Sunday, October 21, 2012

Elections in Cuba

Cuban opposition leaders dead under suspicious circumstances in past year

On October 7, 2012 the world witnessed contested elections in Venezuela, a country that is no longer democratic. On Sunday the world will be able to observe a Stalinist exercise in voting not an election but the forced ratification of a system that only recognizes one legal political party, the communist party, and where even the selection process of candidates is controlled from the center of power. Fidel Castro in an interview in 1960 with a Brazilian journalist explained his disdain for elections:
"It never functioned in Latin America. Elections are a myth. The parliamentary system in Cuba reflected the old system, which we are now destroying. Elections now would be a step backward, with time and effort wasted in sterile discussions and theoretical considerations."
The only "elections" held in Cuba over the past few years has been that of the dictatorship electing which opposition leader that threatens to be a political alternative should die prematurely under suspicious circumstances. Over the past year alone the founder of the Ladies in White, Laura Pollán and the founder of the Christian Liberation Movement, Oswaldo Payá Sardiñas have both died under strange circumstances. The family of Payá Sardiñas is demanding an international investigation.
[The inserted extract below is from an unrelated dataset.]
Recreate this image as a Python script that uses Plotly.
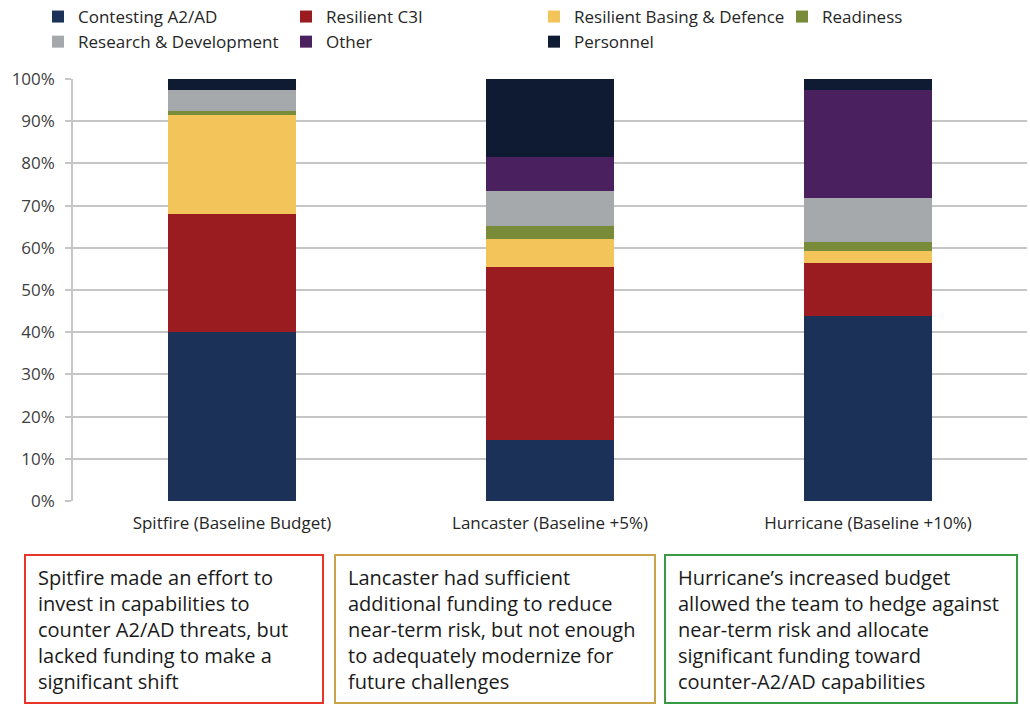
import plotly.graph_objects as go

# Budget allocation share (%) per scenario team
scenarios = ["Spitfire (Baseline Budget)", "Lancaster (Baseline +5%)", "Hurricane (Baseline +10%)"]
contesting_a2ad = [40.0, 14.5, 43.9]
resilient_c3i = [28.0, 40.9, 12.4]
basing_defence = [23.5, 6.6, 3.0]
readiness = [0.8, 3.2, 2.1]
research_dev = [5.0, 8.3, 10.5]
other = [0.0, 8.1, 25.5]
personnel = [2.7, 18.4, 2.6]

series_names = ["Contesting A2/AD", "Resilient C3I", "Resilient Basing & Defence", "Readiness",
                "Research & Development", "Other", "Personnel"]
series_values = [contesting_a2ad, resilient_c3i, basing_defence, readiness,
                 research_dev, other, personnel]
series_colors = ["#1b3158", "#9b1c20", "#f3c45a", "#778b38", "#a5a9ac", "#4b205f", "#0f1b33"]

commentary = [
    "Spitfire made an effort to<br>invest in capabilities to<br>counter A2/AD threats, but<br>lacked funding to make a<br>significant shift",
    "Lancaster had sufficient<br>additional funding to reduce<br>near-term risk, but not enough<br>to adequately modernize for<br>future challenges",
    "Hurricane\u2019s increased budget<br>allowed the team to hedge against<br>near-term risk and allocate<br>significant funding toward<br>counter-A2/AD capabilities",
]
box_colors = ["#e8352a", "#c9a24a", "#3a9a44"]
box_x = [(25, 323), (335, 655), (665, 1017)]

W, H = 1030, 705
ML, MR, MT, MB = 73, 3, 79, 204
PW, PH = W - ML - MR, H - MT - MB
FONT = "Open Sans, Roboto, Liberation Sans, Arial, sans-serif"


def px_x(x):
    return (x - ML) / PW


def px_y(y):
    return (H - MB - y) / PH


fig = go.Figure()
for name, vals, col in zip(series_names, series_values, series_colors):
    fig.add_trace(go.Bar(
        x=scenarios, y=vals, name=name,
        marker=dict(color=col, line=dict(width=0)),
        width=0.4,
    ))

fig.update_layout(
    width=W, height=H,
    margin=dict(l=ML, r=MR, t=MT, b=MB, autoexpand=False),
    barmode="stack",
    plot_bgcolor="white", paper_bgcolor="white",
    font=dict(family=FONT, color="#262626"),
    legend=dict(
        orientation="h", traceorder="normal",
        x=px_x(38), y=px_y(-1), xanchor="left", yanchor="top",
        entrywidth=203, entrywidthmode="pixels",
        font=dict(size=17, color="#262626"),
        itemclick=False, itemdoubleclick=False,
    ),
    xaxis=dict(
        showgrid=False, showline=False, ticks="",
        tickfont=dict(size=17, color="#262626"),
        ticklabelstandoff=10,
    ),
    yaxis=dict(
        range=[0, 100], dtick=10, ticksuffix="%",
        showgrid=True, gridcolor="#c6c6c6", gridwidth=1.5,
        showline=True, linecolor="#c6c6c6", linewidth=1.5,
        ticks="outside", ticklen=6, tickcolor="#c6c6c6", tickwidth=1.5,
        tickfont=dict(size=17, color="#404040"),
        ticklabelstandoff=7,
        zeroline=False,
    ),
)

# commentary boxes beneath each scenario
for (x0, x1), col, txt in zip(box_x, box_colors, commentary):
    fig.add_shape(type="rect", xref="paper", yref="paper",
                  x0=px_x(x0), x1=px_x(x1), y0=px_y(703), y1=px_y(555),
                  line=dict(color=col, width=2), fillcolor="rgba(0,0,0,0)")
    fig.add_annotation(xref="paper", yref="paper",
                       x=px_x(x0 + 11), y=px_y(562),
                       xanchor="left", yanchor="top", align="left", showarrow=False,
                       text=txt, font=dict(size=20, color="#1a1a1a"))

fig.write_html("out.html")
Both Laura and Oswaldo were selected for an early termination of their natural existence by the dictatorship because they refused to go along with the plan laid out by the regime of making changes in appearance while maintaining the totalitarian structure of the dictatorship intact. Laura had succeeded in building a nationwide movement widely respected both inside Cuba and internationally. She also had the training, skills and experience to be an option for national leadership. She was also a woman of great courage. In the months prior to her untimely death, despite repeated physical attacks, she continued to organize and march and defy the dictatorship nonviolently. Her defiance was also reflected in her words:
"They can either kill us, put us in jail or release them. We will never stop marching no matter what happens." (2010)

"We are going to continue. We are fighting for freedom and human rights.” (September 24, 2011)

"As long as this government is around there will be prisoners because while they've let some go, they've put others in jail. It is a never-ending story." (2011)

“If we must give our own lives in pursuit of the freedom of our Cuba that it be what God wants.” (September 24, 2011)

"We are not going to stop. If you have imprisoned our sisters thinking that we would give up, they are mistaken. We are very united (...) all the women's movements are very close." (October 2, 2011)

Less than four months prior to his July 22 death on March 30, 2012 Oswaldo explained what was going on and Christian Liberation Movement's position on the subject:
 Our Movement denounces the regime's attempt to impose a fraudulent change, i.e. change without rights and the inclusion of many interests in this change that sidesteps democracy and the sovereignty of the people of Cuba. The attempt to link the Diaspora in this fraudulent change is to make victims participate in their own oppression. The Diaspora does not have to "assume attitudes and policies in entering the social activity of the island." The Diaspora is a Diaspora because they are Cuban exiles to which the regime denied rights as it denies them to all Cubans. It is not in that part of oppression, without rights, and transparency that the Diaspora has to be inserted, that would be part of fraudulent change.

The gradual approach makes sense only if there are transparent prospects of freedom and rights. We Cubans have a right to our rights. Why not rights? It's time. That is the peaceful change that we promote and claim. Changes that signifies freedom, reconciliation, political pluralism and free elections. Then the Diaspora will cease being a Diaspora, because all Cubans will have rights in their own free and sovereign country. That is why we fight. 

Oswaldo and Laura are no longer physically with us, but both their spirits and examples live on. Cubans both inside and outside of the island have a choice to make - an election or a selection if you will- to continue to go along with the dictatorship in order not to draw attention to yourself and eke out an existence on the island or flee into exile. Many have done it over the past half century and that is part of the reason the dictatorship is still there. In other countries others have confronted equally brutal dictatorships using nonviolent change and achieved positive change.

This other option is full of risk and it is to carry on the legacy of courageous and principled nonviolent resistance to the totalitarian dictatorship that has plagued Cubans with the systematic denial of their human rights This would be accomplished through a combination of creativity and courage sustained by perseverance and patience to achieve real and lasting change Laura and Oswaldo demanded. Not a fraudulent change but true change were all Cubans have their human rights restored. So that one day Cuban children are able to look back at Castro era as a sad and bizarre chapter of Cuban history and question how did it ever last so long. This the only real election going on in Cuba in which the outcome is not known ahead of time.